Before leaving Twin Lakes on June 28 I decided that I wanted to arrive in Breckenridge in just four days. It is 69 trail miles between the two towns, and I really, really needed to get to the post office before Saturday, July 2, when the post office closed for the 3-day 4th of July weekend. This meant I would have to hike at least a couple of 20+ mile days, something I had not done for ten days. This was not the easy, flat Cochetopa Creek valley I hiked back then. Instead, I would be hiking over a couple of passes higher than 12000 feet, and climbing steep ascents in rough terrain.
Above: The squirrel was as curious about me as I was to it
After hiking on the first morning out of Twin Lakes I caught up to Warrior Hiker Lucky. Like the other Warrior Hikers, Lucky is using his CDT hike to get beyond his middle east war experience. I really enjoyed hiking with Lucky, and we talked about all sorts of stuff before setting up camp.

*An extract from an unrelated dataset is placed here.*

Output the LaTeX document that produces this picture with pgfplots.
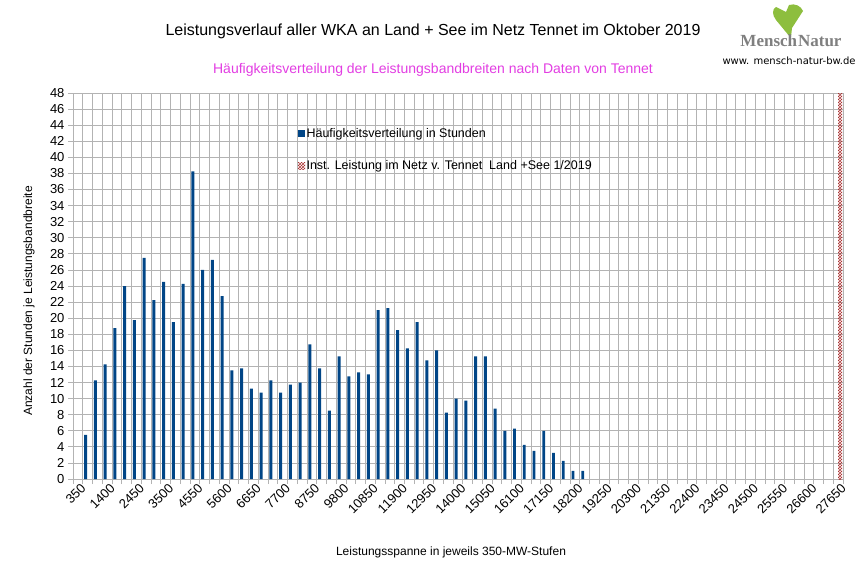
\documentclass[border=0pt]{standalone}
\usepackage{pgfplots}
\pgfplotsset{compat=1.18}
\usepackage{fontspec}
\setmainfont{Liberation Sans}
\newfontfamily\seriffont{Liberation Serif}
\newfontfamily\dejavu{DejaVu Sans}
\usetikzlibrary{patterns}
\definecolor{barblue}{HTML}{004586}
\definecolor{hatchred}{RGB}{170,50,50}
\definecolor{subtitlemag}{HTML}{E23DE2}
\definecolor{gridgray}{HTML}{B3B3B3}
\definecolor{leafgreen}{HTML}{8DBE3E}
\definecolor{logogray}{HTML}{7F7F7F}
\begin{document}
\begin{tikzpicture}
\useasboundingbox (0,0) rectangle (866pt,-578pt);
\node[font=\fontsize{16}{19}\selectfont] at (433pt,-31pt) {Leistungsverlauf aller WKA an Land + See im Netz Tennet im Oktober 2019};
\node[font=\fontsize{14}{17}\selectfont, text=subtitlemag] at (433pt,-70pt) {Häufigkeitsverteilung der Leistungsbandbreiten nach Daten von Tennet};
% logo
\fill[leafgreen] (790pt,-37pt) -- (776pt,-20pt) .. controls (772pt,-15pt) and (772pt,-9pt) .. (776pt,-7pt) -- (786pt,-12pt) -- (789pt,-5pt) .. controls (795pt,-3pt) and (801pt,-6pt) .. (803pt,-11pt) -- (792pt,-28pt) -- (791pt,-37pt) -- cycle;
\node[font=\seriffont\bfseries\fontsize{17}{20}\selectfont, text=logogray] at (791pt,-41pt) {Mensch\hspace{1pt}Natur};
\node[font=\dejavu\fontsize{10}{12}\selectfont] at (789pt,-61pt) {www. mensch-natur-bw.de};
% axis titles
\node[font=\fontsize{12}{14}\selectfont] at (451pt,-552pt) {Leistungsspanne in jeweils 350-MW-Stufen};
\node[font=\fontsize{12}{14}\selectfont, rotate=90] at (29pt,-301pt) {Anzahl der Stunden je Leistungsbandbreite};
\begin{axis}[
  at={(73pt,-479pt)}, anchor=south west,
  scale only axis, width=770pt, height=386pt,
  xmin=-0.5, xmax=78.5, ymin=0, ymax=48,
  axis lines=left, axis line style={-, draw=gridgray},
  ytick={0,2,...,48},
  minor ytick={0,2,...,48},
  xtick={0,3,...,78},
  xticklabels={350,1400,2450,3500,4550,5600,6650,7700,8750,9800,10850,11900,12950,14000,15050,16100,17150,18200,19250,20300,21350,22400,23450,24500,25550,26600,27650},
  minor xtick={-0.5,0.5,...,78.5},
  xticklabel style={rotate=45, anchor=north east, inner sep=1pt},
  xminorgrids, yminorgrids,
  minor grid style={gridgray, line width=0.8pt},
  tick style={gridgray, line width=0.8pt},
  tick align=outside, major tick length=0pt, minor tick length=5pt,
  ticklabel style={font=\fontsize{13}{15}\selectfont},
  yticklabel style={xshift=-5pt},
  xticklabel style={yshift=-3pt},
  /pgf/number format/assume math mode=true,
  legend style={at={(0.292,0.912)}, anchor=north west, draw=none, fill=none,
    font=\fontsize{12.5}{15}\selectfont, row sep=18pt, inner sep=0pt,
    nodes={inner sep=1.5pt}},
  legend cell align=left,
]
\addplot[ybar, bar width=0.3, bar shift=-0.2, fill=barblue, draw=none,
  legend image code/.code={\fill[barblue] (0pt,-3.5pt) rectangle (7pt,3.5pt);}]
  coordinates {
  (1,5.5) (2,12.25) (3,14.25) (4,18.75) (5,24) (6,19.75) (7,27.5) (8,22.25)
  (9,24.5) (10,19.5) (11,24.25) (12,38.25) (13,26) (14,27.25) (15,22.75)
  (16,13.5) (17,13.75) (18,11.25) (19,10.75) (20,12.25) (21,10.75) (22,11.75)
  (23,12) (24,16.75) (25,13.75) (26,8.5) (27,15.25) (28,12.75) (29,13.25)
  (30,13) (31,21) (32,21.25) (33,18.5) (34,16.25) (35,19.5) (36,14.75)
  (37,16) (38,8.25) (39,10) (40,9.75) (41,15.25) (42,15.25) (43,8.75)
  (44,6) (45,6.25) (46,4.25) (47,3.5) (48,6) (49,3.25) (50,2.25) (51,1) (52,1)
  };
\addlegendentry{Häufigkeitsverteilung in Stunden}
\addplot[ybar, bar width=0.4, bar shift=0.2, pattern=crosshatch, pattern color=hatchred, draw=none,
  legend image code/.code={\fill[pattern=crosshatch, pattern color=hatchred] (0pt,-3.5pt) rectangle (7pt,3.5pt);}]
  coordinates {(78,48)};
\addlegendentry{Inst. Leistung im Netz v. Tennet\ \ Land +See 1/2019}
\end{axis}
\end{tikzpicture}
\end{document}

I never expected to keep up with the stronger, younger Lucky, and we said goodbye on the trail on the morning of June 29. Solo again, I became immersed in my own hiking style and thoughts before camping near a highway not far from Tennessee Pass. I returned to the high country in dramatic fashion. About 100 feet below 12200 foot Kokomo Pass it began to rain and hail, and continued to do so as I traversed three miles toward Searle Pass, another 200 feet higher.
Above: approaching Kokomo Pass just as it started raining
The wind picked up, and the situation simply encouraged me to delay a lunch stop and keep moving across the wet, muddy and sometimes snowy ridge. I was so pleased when I reached Searle Pass.
Above: at Searle Pass after a rainy 3-mile traverse
It was downhill to the Copper Mountain ski resort town.
I had a similar but not as dramatic ascent up the Ten Mile Range on the way to Breckenridge. It had rained much of the evening of June 30, and I lucky that only a drizzle and light wind persisted as I climbed toward the 12500 foot high point we’ll above the Breckenridge ski runs and chair lifts.
These lovely wildflowers seemed to be looking in my direction as I hiked by.
It was important on those days of climbing to pass level to reach the highest areas before afternoon thunderstorms hit. Still, it is expected to get rained and hailed on while hiking the CDT. The mountains and the wildflowers are just as beautiful in bad weather, perhaps more eerie behind a windy, foggy cover.